A questi principi, pienamente condivisi dal Collegio, non si è attenuto il giudice di merito, poichè il Tribunale di Napoli ha escluso dalla base di calcolo tutti i compensi contrattuali legati alla presenza in azienda del dipendente, quali l'indennità di mensa (ove si ritenga, ex art. 38 CCNL del 1990, il carattere convenzionale della stessa), l'indennità di rischio, l'indennità per "concorso alle spese tranviarie", l'indennità di rendimento, l'indennità di produttività (in relazione a quest'ultima indennità questa Corte, già con la pronuncia n. 3131 dei 24.3.1998, aveva ritenuto che dovesse essere ricompresa nella "retribuzione globale di fatto" cui era da commisurare il risarcimento del danno in caso di licenziamento illegittimo), senza tener conto del fatto che tale assenza era dipesa dalla illegittima estromissione del lavoratore dall'azienda.

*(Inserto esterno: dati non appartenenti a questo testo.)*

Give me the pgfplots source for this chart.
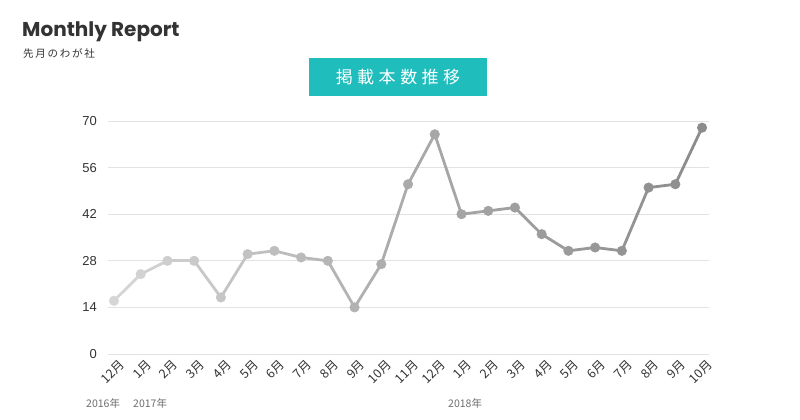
\documentclass[border=0pt]{standalone}
\usepackage{fontspec}
\setmainfont{Liberation Sans}
\newfontfamily\cjk{Noto Sans CJK JP}
\newfontfamily\titlefont{Poppins}
\usepackage{pgfplots}
\usepackage{pgfplotstable}
\pgfplotsset{compat=1.18}
\definecolor{teal1}{RGB}{32,189,189}
\definecolor{txt}{RGB}{51,51,51}
\definecolor{gridc}{RGB}{226,226,226}
\definecolor{yearc}{RGB}{110,110,110}

% monthly counts, Dec 2016 .. Oct 2018
\pgfplotstableread{
x y
0 16
1 24
2 28
3 28
4 17
5 30
6 31
7 29
8 28
9 14
10 27
11 51
12 66
13 42
14 43
15 44
16 36
17 31
18 32
19 31
20 50
21 51
22 68
}\counts

\begin{document}
\begin{tikzpicture}
\path[use as bounding box, fill=white] (0pt,0pt) rectangle (800pt,-420pt);
\node[anchor=base west, inner sep=0pt, text=txt] at (22pt,-37pt)
  {\titlefont\bfseries\fontsize{20}{22}\selectfont Monthly Report};
\node[anchor=base west, inner sep=0pt, text=txt] at (23pt,-57pt)
  {\cjk\fontsize{10.5}{12}\selectfont 先\,月\,の\,わ\,が\,社};
\fill[teal1] (309pt,-58pt) rectangle (487pt,-96pt);
\node[text=white, inner sep=0pt] at (398pt,-77pt)
  {\cjk\fontsize{17}{20}\selectfont 掲\hspace{4.5pt}載\hspace{4.5pt}本\hspace{4.5pt}数\hspace{4.5pt}推\hspace{4.5pt}移};

\begin{axis}[
    at={(108pt,-354pt)}, anchor=south west,
    scale only axis, width=601pt, height=233pt,
    xmin=-0.224, xmax=22.26, ymin=0, ymax=70,
    ytick={0,14,...,70},
    xtick={0,...,22},
    xticklabels={12月,1月,2月,3月,4月,5月,6月,7月,8月,9月,10月,11月,12月,1月,2月,3月,4月,5月,6月,7月,8月,9月,10月},
    axis line style={draw=none},
    major tick length=0pt,
    ymajorgrids, grid style={draw=gridc, line width=0.9pt},
    /pgf/number format/assume math mode=true,
    yticklabel style={anchor=east, inner sep=0pt, xshift=-11pt, text=txt,
      font=\fontsize{13}{15}\selectfont},
    xticklabel style={rotate=45, anchor=north east, inner sep=0pt, yshift=-6pt,
      text=txt, font=\cjk\fontsize{12.5}{14}\selectfont},
    colormap={grays}{rgb255=(214,214,214) rgb255=(170,170,170) rgb255=(140,140,140)},
    clip=false,
  ]
  \addplot[mesh, point meta=x, line width=2.8pt, line cap=round, line join=round]
    table[x=x, y=y] {\counts};
  \addplot[scatter, only marks, mark=*, mark size=4.8pt, point meta=x,
    scatter/use mapped color={draw=mapped color, fill=mapped color}]
    table[x=x, y=y] {\counts};
\end{axis}

\node[anchor=west, inner sep=0pt, text=yearc] at (86pt,-403pt) {\cjk\fontsize{10.5}{12}\selectfont 2016年};
\node[anchor=west, inner sep=0pt, text=yearc] at (133pt,-403pt) {\cjk\fontsize{10.5}{12}\selectfont 2017年};
\node[anchor=west, inner sep=0pt, text=yearc] at (448pt,-403pt) {\cjk\fontsize{10.5}{12}\selectfont 2018年};
\end{tikzpicture}
\end{document}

In conclusione, in accoglimento del proposto gravame, la sentenza impugnata deve essere cassata e la causa rinviata per un nuovo esame alla Corte di Appello di Napoli che, nell'esaminare la domanda relativa alle questioni economiche conseguenti alla statuita illegittimità dei licenziamento, si atterrà ai principi di diritto sopra enunciati.
Provvedere, altresì, il giudice di rinvio alla liquidazione delle spese dell'intero processo, comprese quelle del presente giudizio di legittimità.
P.Q.M.
La Corte accoglie il ricorso; cassa la sentenza impugnata e rinvia, anche per le spese del presente giudizio di cassazione, alla Corte d'appello di Napoli.
Così deciso in Roma, il 15 luglio 2009.